● **Stored data**
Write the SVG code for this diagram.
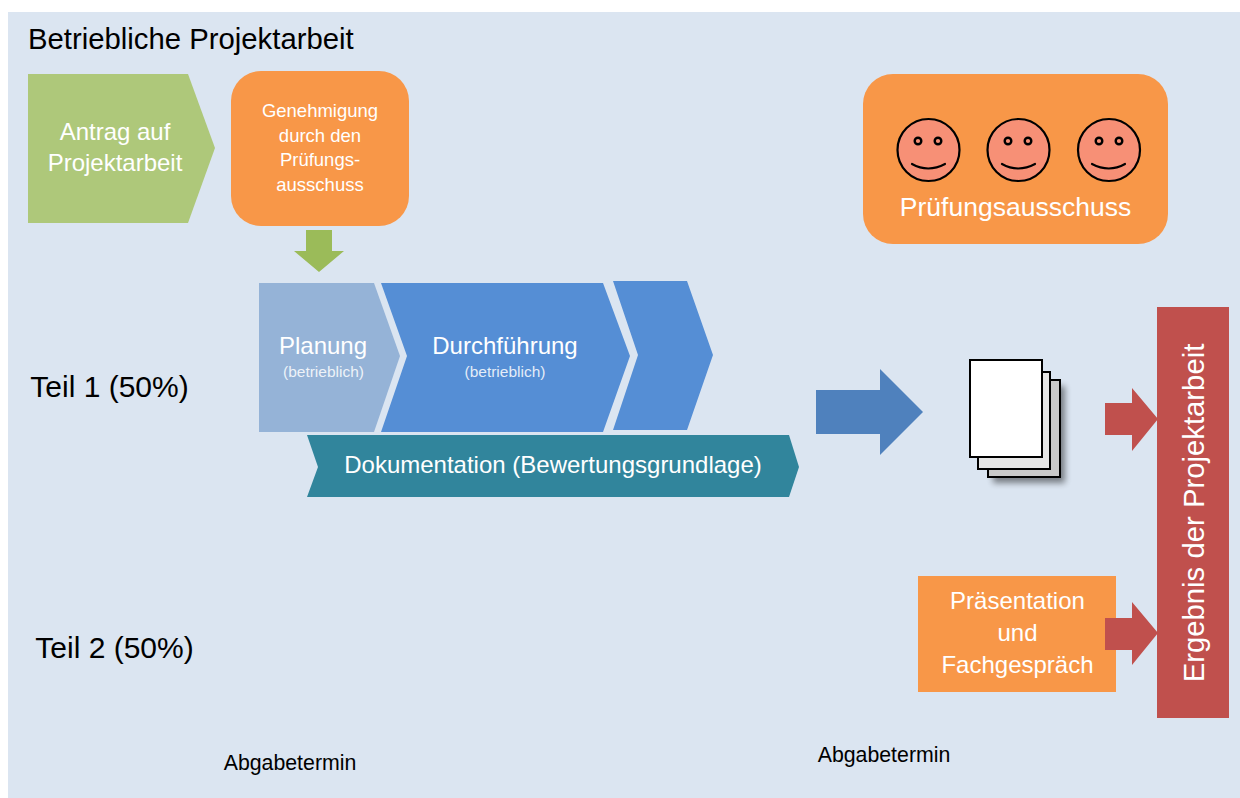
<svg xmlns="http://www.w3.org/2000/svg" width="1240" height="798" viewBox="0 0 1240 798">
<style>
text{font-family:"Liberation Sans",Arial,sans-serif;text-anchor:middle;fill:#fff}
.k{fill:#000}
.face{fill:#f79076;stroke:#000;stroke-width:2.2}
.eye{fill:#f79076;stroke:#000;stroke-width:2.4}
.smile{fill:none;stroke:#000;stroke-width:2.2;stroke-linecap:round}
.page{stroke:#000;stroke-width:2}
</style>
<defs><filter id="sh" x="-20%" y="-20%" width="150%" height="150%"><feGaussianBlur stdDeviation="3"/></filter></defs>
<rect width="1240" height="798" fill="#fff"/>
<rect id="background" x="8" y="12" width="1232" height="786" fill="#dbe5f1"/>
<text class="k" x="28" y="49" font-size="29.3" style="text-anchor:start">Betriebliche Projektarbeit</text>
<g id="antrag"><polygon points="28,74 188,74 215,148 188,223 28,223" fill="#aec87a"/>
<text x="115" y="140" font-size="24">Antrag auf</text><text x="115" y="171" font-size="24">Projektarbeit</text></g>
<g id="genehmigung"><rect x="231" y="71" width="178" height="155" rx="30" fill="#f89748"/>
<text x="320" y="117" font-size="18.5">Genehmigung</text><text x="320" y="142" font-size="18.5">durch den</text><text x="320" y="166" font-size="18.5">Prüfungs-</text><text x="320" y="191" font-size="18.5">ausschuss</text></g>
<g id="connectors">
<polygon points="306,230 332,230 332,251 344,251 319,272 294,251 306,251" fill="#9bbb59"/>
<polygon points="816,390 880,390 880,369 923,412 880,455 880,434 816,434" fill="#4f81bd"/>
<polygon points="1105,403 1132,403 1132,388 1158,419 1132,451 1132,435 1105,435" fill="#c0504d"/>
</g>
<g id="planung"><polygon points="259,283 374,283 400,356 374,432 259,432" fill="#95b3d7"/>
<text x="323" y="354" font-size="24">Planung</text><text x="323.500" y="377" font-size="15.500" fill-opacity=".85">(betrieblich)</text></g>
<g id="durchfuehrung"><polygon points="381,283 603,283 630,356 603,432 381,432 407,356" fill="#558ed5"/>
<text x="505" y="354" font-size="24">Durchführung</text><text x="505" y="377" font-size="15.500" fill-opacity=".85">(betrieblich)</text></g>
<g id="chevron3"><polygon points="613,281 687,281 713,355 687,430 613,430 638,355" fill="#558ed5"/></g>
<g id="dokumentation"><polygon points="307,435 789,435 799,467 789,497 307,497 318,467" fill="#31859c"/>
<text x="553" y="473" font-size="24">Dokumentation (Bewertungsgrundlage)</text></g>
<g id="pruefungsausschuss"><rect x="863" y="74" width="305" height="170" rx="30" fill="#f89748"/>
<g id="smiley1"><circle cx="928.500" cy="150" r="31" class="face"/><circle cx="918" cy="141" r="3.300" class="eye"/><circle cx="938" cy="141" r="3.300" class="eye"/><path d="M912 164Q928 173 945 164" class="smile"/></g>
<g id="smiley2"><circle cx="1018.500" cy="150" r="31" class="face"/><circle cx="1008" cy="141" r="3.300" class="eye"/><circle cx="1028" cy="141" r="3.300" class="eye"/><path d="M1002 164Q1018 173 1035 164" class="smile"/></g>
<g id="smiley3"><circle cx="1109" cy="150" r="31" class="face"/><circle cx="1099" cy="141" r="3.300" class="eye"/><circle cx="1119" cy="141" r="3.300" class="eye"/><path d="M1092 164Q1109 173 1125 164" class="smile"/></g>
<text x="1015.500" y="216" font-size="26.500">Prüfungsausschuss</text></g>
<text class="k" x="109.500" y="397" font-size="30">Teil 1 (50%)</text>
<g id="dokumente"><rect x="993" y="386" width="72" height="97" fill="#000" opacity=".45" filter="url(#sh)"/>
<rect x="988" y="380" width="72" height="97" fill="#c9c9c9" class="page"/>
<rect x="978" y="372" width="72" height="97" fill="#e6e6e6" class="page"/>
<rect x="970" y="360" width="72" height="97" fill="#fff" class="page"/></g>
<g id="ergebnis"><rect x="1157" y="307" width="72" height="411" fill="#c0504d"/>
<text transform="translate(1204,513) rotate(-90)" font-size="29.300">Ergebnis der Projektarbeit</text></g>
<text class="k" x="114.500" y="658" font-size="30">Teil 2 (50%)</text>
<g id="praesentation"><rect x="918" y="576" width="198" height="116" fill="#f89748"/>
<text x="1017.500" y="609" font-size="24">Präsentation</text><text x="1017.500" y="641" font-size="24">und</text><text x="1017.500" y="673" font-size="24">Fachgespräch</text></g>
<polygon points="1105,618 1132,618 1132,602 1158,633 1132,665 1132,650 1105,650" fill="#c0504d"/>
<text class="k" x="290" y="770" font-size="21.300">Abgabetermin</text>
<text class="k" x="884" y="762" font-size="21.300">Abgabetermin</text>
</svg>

* * *

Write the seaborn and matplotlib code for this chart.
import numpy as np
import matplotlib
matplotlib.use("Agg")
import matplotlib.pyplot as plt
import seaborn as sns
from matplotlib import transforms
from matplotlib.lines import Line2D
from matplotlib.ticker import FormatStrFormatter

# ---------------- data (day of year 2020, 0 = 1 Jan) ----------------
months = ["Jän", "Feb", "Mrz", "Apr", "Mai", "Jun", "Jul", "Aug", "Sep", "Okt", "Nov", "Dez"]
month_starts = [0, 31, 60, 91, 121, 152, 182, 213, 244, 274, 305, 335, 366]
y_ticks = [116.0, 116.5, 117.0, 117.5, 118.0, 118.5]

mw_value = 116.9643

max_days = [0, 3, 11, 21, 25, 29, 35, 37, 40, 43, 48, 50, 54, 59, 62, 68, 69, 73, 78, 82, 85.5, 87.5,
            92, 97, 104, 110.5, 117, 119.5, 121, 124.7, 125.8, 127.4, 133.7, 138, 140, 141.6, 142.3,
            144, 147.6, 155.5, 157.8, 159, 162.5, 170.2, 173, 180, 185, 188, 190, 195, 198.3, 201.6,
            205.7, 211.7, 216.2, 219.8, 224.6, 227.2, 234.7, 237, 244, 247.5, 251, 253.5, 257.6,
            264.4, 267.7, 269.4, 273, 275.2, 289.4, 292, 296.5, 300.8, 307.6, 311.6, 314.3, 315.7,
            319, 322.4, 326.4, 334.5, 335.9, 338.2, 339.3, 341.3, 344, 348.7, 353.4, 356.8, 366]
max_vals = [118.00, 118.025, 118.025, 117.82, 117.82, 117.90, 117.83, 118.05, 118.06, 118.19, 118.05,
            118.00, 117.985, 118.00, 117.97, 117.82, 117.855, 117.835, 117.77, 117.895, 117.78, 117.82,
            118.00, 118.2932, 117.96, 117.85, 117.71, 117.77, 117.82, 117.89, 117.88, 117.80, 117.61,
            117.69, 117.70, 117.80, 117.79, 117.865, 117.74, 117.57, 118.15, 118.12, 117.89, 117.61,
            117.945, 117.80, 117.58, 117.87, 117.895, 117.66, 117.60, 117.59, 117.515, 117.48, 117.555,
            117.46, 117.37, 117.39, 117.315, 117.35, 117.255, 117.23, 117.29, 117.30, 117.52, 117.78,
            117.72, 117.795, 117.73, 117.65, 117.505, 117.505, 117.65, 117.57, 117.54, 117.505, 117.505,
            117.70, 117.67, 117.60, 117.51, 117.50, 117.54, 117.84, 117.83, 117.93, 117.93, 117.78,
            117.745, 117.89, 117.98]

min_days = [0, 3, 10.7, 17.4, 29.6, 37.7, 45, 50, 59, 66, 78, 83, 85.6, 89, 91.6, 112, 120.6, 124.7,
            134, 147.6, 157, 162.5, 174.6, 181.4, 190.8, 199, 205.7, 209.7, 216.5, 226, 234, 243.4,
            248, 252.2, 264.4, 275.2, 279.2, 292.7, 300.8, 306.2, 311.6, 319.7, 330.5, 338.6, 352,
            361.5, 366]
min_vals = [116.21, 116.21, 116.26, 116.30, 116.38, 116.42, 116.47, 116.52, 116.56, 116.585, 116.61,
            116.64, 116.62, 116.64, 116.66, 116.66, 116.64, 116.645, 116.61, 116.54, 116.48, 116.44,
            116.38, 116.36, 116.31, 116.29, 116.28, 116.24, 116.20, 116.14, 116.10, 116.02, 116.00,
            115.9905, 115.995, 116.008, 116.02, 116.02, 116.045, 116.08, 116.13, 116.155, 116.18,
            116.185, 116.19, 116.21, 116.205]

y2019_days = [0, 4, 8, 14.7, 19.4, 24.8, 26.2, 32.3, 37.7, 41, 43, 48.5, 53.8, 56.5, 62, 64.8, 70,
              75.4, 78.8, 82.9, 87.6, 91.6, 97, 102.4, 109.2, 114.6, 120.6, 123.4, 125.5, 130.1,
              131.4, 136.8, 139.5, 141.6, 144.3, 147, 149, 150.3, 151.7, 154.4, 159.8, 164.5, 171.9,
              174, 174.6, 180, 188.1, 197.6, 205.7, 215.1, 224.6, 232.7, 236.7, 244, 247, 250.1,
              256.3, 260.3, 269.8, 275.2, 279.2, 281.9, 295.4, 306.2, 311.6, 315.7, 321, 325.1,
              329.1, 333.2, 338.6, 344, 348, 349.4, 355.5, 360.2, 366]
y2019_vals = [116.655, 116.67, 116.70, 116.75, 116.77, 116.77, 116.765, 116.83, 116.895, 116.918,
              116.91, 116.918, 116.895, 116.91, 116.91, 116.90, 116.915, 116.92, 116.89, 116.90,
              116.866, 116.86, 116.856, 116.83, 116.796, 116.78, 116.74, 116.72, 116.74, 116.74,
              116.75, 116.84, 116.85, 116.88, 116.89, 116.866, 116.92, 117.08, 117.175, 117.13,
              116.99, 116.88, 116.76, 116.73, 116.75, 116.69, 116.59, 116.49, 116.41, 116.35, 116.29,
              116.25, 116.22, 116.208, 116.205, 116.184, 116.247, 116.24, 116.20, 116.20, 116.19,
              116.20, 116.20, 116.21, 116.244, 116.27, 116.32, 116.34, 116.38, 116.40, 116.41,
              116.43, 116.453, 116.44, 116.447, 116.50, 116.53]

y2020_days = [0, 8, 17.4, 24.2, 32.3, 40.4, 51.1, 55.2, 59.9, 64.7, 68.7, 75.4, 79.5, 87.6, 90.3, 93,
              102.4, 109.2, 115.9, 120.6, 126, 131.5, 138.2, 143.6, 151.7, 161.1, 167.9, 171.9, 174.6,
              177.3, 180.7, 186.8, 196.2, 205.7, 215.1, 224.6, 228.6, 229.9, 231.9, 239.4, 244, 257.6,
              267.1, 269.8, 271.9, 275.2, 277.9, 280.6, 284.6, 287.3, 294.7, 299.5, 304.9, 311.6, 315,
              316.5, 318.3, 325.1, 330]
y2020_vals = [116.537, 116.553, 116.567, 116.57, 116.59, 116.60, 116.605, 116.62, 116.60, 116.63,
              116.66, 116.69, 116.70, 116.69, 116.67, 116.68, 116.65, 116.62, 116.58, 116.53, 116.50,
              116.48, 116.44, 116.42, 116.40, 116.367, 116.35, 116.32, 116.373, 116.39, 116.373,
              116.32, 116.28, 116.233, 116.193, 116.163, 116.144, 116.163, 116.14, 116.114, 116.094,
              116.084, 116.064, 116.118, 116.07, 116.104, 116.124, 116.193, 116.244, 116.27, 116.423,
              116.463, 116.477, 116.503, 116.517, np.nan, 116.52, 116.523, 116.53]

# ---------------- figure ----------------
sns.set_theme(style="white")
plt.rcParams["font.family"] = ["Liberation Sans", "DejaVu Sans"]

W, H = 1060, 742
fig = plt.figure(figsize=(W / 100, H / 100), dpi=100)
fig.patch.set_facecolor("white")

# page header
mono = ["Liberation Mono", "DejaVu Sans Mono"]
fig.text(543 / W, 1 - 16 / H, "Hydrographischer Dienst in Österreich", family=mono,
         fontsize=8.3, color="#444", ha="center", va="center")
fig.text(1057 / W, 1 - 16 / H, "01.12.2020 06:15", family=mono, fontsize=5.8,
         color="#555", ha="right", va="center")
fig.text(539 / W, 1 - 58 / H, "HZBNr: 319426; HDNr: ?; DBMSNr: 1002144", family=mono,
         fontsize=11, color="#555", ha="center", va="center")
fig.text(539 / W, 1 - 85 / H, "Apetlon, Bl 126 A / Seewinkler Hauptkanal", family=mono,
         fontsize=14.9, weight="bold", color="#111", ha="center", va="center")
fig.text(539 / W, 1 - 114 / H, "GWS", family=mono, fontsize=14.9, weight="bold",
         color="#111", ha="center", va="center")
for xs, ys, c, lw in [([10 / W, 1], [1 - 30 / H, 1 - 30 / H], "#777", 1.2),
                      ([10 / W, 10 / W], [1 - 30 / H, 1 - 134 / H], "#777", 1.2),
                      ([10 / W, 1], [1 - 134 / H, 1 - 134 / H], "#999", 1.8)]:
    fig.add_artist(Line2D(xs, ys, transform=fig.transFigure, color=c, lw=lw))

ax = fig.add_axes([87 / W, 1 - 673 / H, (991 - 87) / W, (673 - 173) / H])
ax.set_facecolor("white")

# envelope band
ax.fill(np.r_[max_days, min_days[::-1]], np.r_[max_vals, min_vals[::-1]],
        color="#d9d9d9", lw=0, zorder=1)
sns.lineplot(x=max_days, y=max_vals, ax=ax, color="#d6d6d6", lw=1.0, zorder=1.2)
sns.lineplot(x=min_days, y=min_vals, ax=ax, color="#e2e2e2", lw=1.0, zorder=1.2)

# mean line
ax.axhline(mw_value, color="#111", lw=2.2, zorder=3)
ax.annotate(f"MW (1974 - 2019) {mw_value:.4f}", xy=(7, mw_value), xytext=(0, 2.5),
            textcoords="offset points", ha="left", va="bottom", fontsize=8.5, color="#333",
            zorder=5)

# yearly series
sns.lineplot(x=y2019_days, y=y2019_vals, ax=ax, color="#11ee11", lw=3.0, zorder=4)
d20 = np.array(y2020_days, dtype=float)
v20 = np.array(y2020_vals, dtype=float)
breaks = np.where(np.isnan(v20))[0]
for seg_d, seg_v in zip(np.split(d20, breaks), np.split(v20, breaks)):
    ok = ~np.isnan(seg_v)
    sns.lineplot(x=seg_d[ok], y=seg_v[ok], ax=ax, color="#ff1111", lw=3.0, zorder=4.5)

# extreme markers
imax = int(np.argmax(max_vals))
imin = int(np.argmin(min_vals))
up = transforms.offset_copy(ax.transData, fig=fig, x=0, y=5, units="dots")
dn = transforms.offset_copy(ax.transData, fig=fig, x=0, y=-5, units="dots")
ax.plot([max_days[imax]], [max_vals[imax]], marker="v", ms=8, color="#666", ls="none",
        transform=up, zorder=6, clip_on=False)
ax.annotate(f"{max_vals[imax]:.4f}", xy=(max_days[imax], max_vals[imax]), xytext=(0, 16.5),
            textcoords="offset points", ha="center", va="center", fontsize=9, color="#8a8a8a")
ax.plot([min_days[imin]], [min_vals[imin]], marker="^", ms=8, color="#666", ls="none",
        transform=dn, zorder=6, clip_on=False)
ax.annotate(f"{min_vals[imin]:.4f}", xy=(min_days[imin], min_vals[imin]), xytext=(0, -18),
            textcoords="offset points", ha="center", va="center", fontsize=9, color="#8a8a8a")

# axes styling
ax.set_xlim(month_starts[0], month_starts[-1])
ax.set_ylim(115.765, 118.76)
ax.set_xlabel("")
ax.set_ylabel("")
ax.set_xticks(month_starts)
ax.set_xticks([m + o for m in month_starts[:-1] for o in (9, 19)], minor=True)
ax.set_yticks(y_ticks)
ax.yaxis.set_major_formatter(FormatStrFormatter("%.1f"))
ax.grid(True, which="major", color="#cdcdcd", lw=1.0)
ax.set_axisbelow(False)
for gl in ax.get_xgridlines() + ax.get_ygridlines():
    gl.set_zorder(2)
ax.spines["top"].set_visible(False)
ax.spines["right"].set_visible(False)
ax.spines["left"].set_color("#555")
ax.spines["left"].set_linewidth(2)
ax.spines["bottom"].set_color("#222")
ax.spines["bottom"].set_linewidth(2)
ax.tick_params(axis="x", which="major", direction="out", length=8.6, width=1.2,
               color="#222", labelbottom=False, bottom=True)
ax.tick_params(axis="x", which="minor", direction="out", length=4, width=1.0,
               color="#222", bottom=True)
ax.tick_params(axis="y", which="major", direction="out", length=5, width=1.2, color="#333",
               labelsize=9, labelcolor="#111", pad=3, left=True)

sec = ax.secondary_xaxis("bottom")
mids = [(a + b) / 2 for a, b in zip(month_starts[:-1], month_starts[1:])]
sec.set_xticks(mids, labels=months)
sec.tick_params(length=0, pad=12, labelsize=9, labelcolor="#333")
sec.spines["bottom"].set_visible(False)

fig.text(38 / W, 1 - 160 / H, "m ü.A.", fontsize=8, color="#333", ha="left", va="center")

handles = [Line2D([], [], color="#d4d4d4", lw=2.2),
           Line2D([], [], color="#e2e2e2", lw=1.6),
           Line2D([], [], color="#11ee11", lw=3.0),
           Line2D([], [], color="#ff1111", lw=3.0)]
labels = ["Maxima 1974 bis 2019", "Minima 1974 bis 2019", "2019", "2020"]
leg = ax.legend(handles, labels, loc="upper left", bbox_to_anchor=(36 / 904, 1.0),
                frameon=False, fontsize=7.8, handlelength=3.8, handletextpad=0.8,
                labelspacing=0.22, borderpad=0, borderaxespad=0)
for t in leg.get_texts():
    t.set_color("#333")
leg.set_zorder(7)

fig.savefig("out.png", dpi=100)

● **What is needed**
Only the lines from the line with "Write the seaborn" to the line with "mw_value = 116.9643", inclusive, are to be printed, exactly as they appear.

● **Exercise output**
Write the seaborn and matplotlib code for this chart.
import numpy as np
import matplotlib
matplotlib.use("Agg")
import matplotlib.pyplot as plt
import seaborn as sns
from matplotlib import transforms
from matplotlib.lines import Line2D
from matplotlib.ticker import FormatStrFormatter

# ---------------- data (day of year 2020, 0 = 1 Jan) ----------------
months = ["Jän", "Feb", "Mrz", "Apr", "Mai", "Jun", "Jul", "Aug", "Sep", "Okt", "Nov", "Dez"]
month_starts = [0, 31, 60, 91, 121, 152, 182, 213, 244, 274, 305, 335, 366]
y_ticks = [116.0, 116.5, 117.0, 117.5, 118.0, 118.5]

mw_value = 116.9643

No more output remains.